Intercontinetal Rock 2005

Tra le recensioni archiviate e perse per un fottuto taglia/incolla/salva c'erano anche i Fair Haven, gruppo Svizzero-Canadese nato nel 1998 e con già 3 album sulle spalle: ’Still In The Storm’ (1999), ’Master In The Mirror’ (2000) e ’Altruism’ (2002). Per la loro quarta fatica, i Fair Haven si sono affidati al produttore Darren Grahn (Metallica, Mötley Crüe, Bon Jovi) e si sono rinchiusi nei famosi Mushroom Studios.
Vi capita mai che il vostro capo vi dica di fare una modifica al vostro lavoro e una volta finita ritorna con un: "No, ci ho ripensato, era meglio prima" e voi dovete rifare ancora tutto per ottenere il primo risultato? ...Ecco, questa è più o meno la sensazione che ho nel rifare recensioni già scritte un paio di mesi fa, ma la smetto a frignare e vi parlo un pò di "Ride" che forse è meglio...

Allora... "Ride"... non è un disco malvagio, ma finirà presto nel dimenticatoio dopo qualche ascolto.

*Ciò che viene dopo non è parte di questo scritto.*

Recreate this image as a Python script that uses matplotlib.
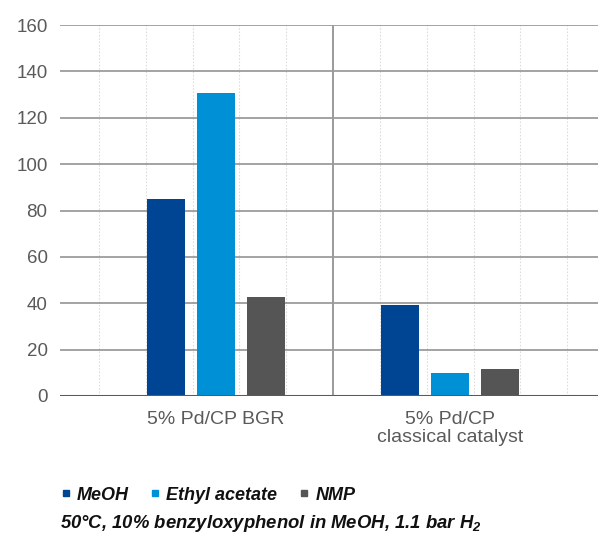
import matplotlib
matplotlib.use("Agg")
import matplotlib.pyplot as plt
from matplotlib.lines import Line2D
import numpy as np

categories = ["5% Pd/CP BGR", "5% Pd/CP\nclassical catalyst"]
series_names = ["MeOH", "Ethyl acetate", "NMP"]
meoh = [85, 39.2]
ethyl_acetate = [130.7, 9.8]
nmp = [42.7, 11.6]
yticks = [0, 20, 40, 60, 80, 100, 120, 140, 160]
footnote = "50°C, 10% benzyloxyphenol in MeOH, 1.1 bar H$_2$"

colors = ["#004593", "#0090d6", "#555555"]

plt.rcParams['font.family'] = ['Liberation Sans', 'DejaVu Sans']
plt.rcParams['mathtext.fontset'] = 'custom'
plt.rcParams['mathtext.it'] = 'Liberation Sans:italic:bold'
plt.rcParams['mathtext.rm'] = 'Liberation Sans:italic:bold'

fig = plt.figure(figsize=(5.98, 5.35), dpi=100)
ax = fig.add_axes([60/598, 1-396/535, 538/598, 371/535])

x = np.arange(len(categories))
width = 0.162
offsets = [-0.214, 0.0, 0.214]
for vals, off, c in zip([meoh, ethyl_acetate, nmp], offsets, colors):
    ax.bar(x + off, vals, width, color=c, zorder=3)

ax.set_ylim(0, 160)
ax.set_xlim(-0.667, 1.632)
ax.set_yticks(yticks)
ax.set_yticklabels([str(t) for t in yticks], fontsize=13.5, color="#5a5a5a")
ax.set_xticks(x)
ax.set_xticklabels(categories, fontsize=14, color="#5a5a5a", linespacing=1.12)
ax.tick_params(axis='both', length=0)
ax.tick_params(axis='y', pad=9)
ax.tick_params(axis='x', pad=10.5)

for t in yticks[1:]:
    ax.axhline(t, color="#8a8a8a", lw=1.1, zorder=1)
ax.axhline(0, color="#5a5a5a", lw=2.2, zorder=4)

for gx in [-0.5, -0.3, -0.1, 0.1, 0.3, 0.7, 0.9, 1.1, 1.3, 1.5]:
    ax.axvline(gx, color="#dddddd", lw=0.8, ls=(0, (1.5, 1.5)), zorder=0)
ax.axvline(0.5, color="#9a9a9a", lw=1.4, zorder=1)

for s in ax.spines.values():
    s.set_visible(False)

handles = [Line2D([], [], marker='s', ls='none', color=c, markersize=4.5) for c in colors]
leg = fig.legend(handles, series_names, loc='center left', bbox_to_anchor=(43/598, 1-495/535),
                 ncol=3, frameon=False, handletextpad=0.25, columnspacing=1.15,
                 handlelength=0.7, prop={'style': 'italic', 'weight': 'bold', 'size': 13})
for t in leg.get_texts():
    t.set_color("#111111")

fig.text(60/598, 1-523/535, footnote, fontsize=13.3, style='italic', weight='bold',
         color="#111111", va='center', ha='left')

fig.savefig("out.png", dpi=100)
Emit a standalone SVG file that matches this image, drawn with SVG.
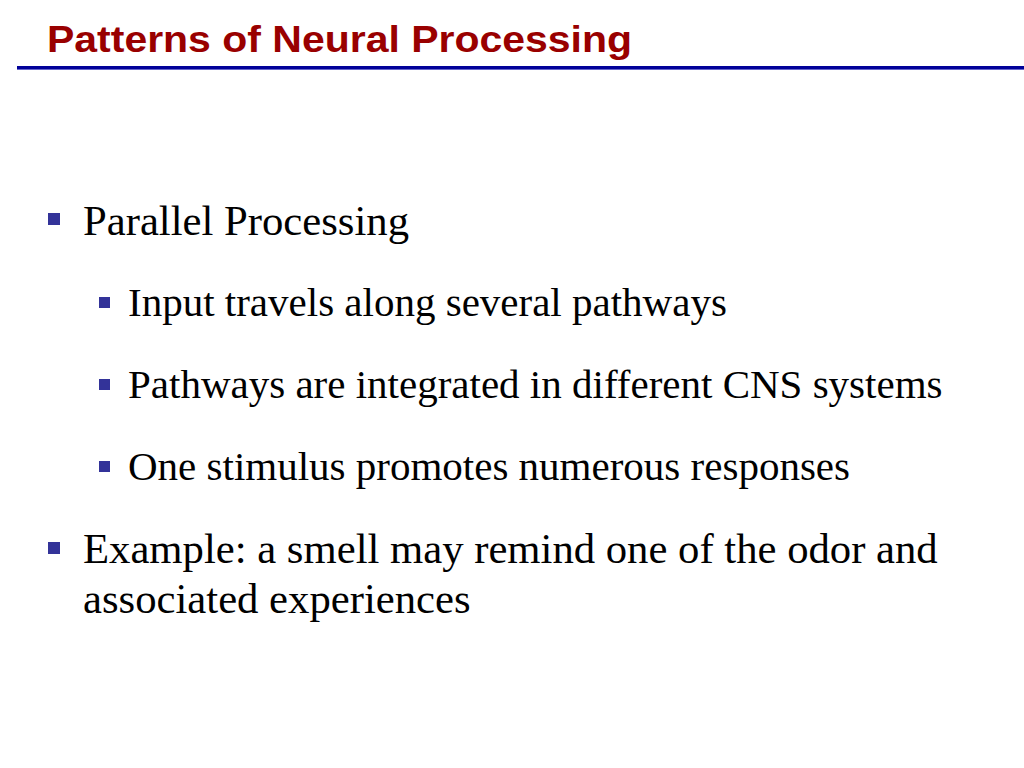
<svg xmlns="http://www.w3.org/2000/svg" width="1024" height="768" viewBox="0 0 1024 768">
<style>
.title{font-family:"Liberation Sans",Arial,sans-serif;font-weight:bold;font-size:37px;fill:#990000}
.l1{font-family:"Liberation Serif","Times New Roman",serif;font-size:42.7px;fill:#000}
.l2{font-family:"Liberation Serif","Times New Roman",serif;font-size:41px;fill:#000}
.b{fill:#333399}
</style>
<rect width="1024" height="768" fill="#fff"/>
<text class="title" x="47" y="52" textLength="585" lengthAdjust="spacingAndGlyphs">Patterns of Neural Processing</text>
<rect x="17" y="66" width="1007" height="3" fill="#000099"/>
<rect x="17" y="69" width="1007" height="1" fill="#6666cc"/>
<g id="b1">
<rect class="b" x="48" y="213" width="12" height="12"/>
<text class="l1" x="83" y="235">Parallel Processing</text>
</g>
<g id="b1a">
<rect class="b" x="99" y="297" width="11" height="11"/>
<text class="l2" x="128" y="316">Input travels along several pathways</text>
</g>
<g id="b1b">
<rect class="b" x="99" y="379" width="11" height="11"/>
<text class="l2" x="128" y="398">Pathways are integrated in different CNS systems</text>
</g>
<g id="b1c">
<rect class="b" x="99" y="461" width="11" height="11"/>
<text class="l2" x="128" y="480">One stimulus promotes numerous responses</text>
</g>
<g id="b2">
<rect class="b" x="48" y="542" width="12" height="12"/>
<text class="l1" x="83" y="563">Example: a smell may remind one of the odor and</text>
<text class="l1" x="83" y="613">associated experiences</text>
</g>
</svg>
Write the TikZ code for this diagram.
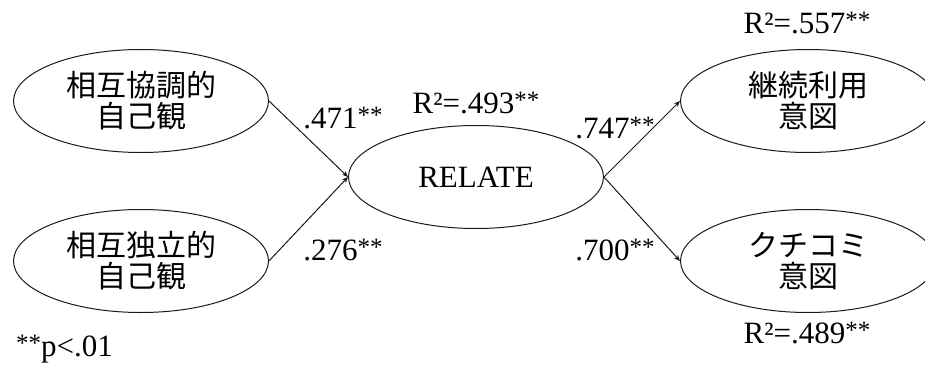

La sua miscela prevede chitarre pesanti contrapposte ad un buon uso di melodia e a una buona preparazione tecnica evidenziata anche da 3 brevi brani strumentali che fungono da intercalare tra un brano e l'altro, dove il mio occhio/orecchio è caduto sull'acustica "Polish My Ferrari".
L'opener "Lifechanges", la monolitica "Chaincrusher", la ballata "No One's Home" e la più moderna "Before The Dawn" sono tra i pezzi che preferisco, il resto va via liscio senza però far gridare al miracolo.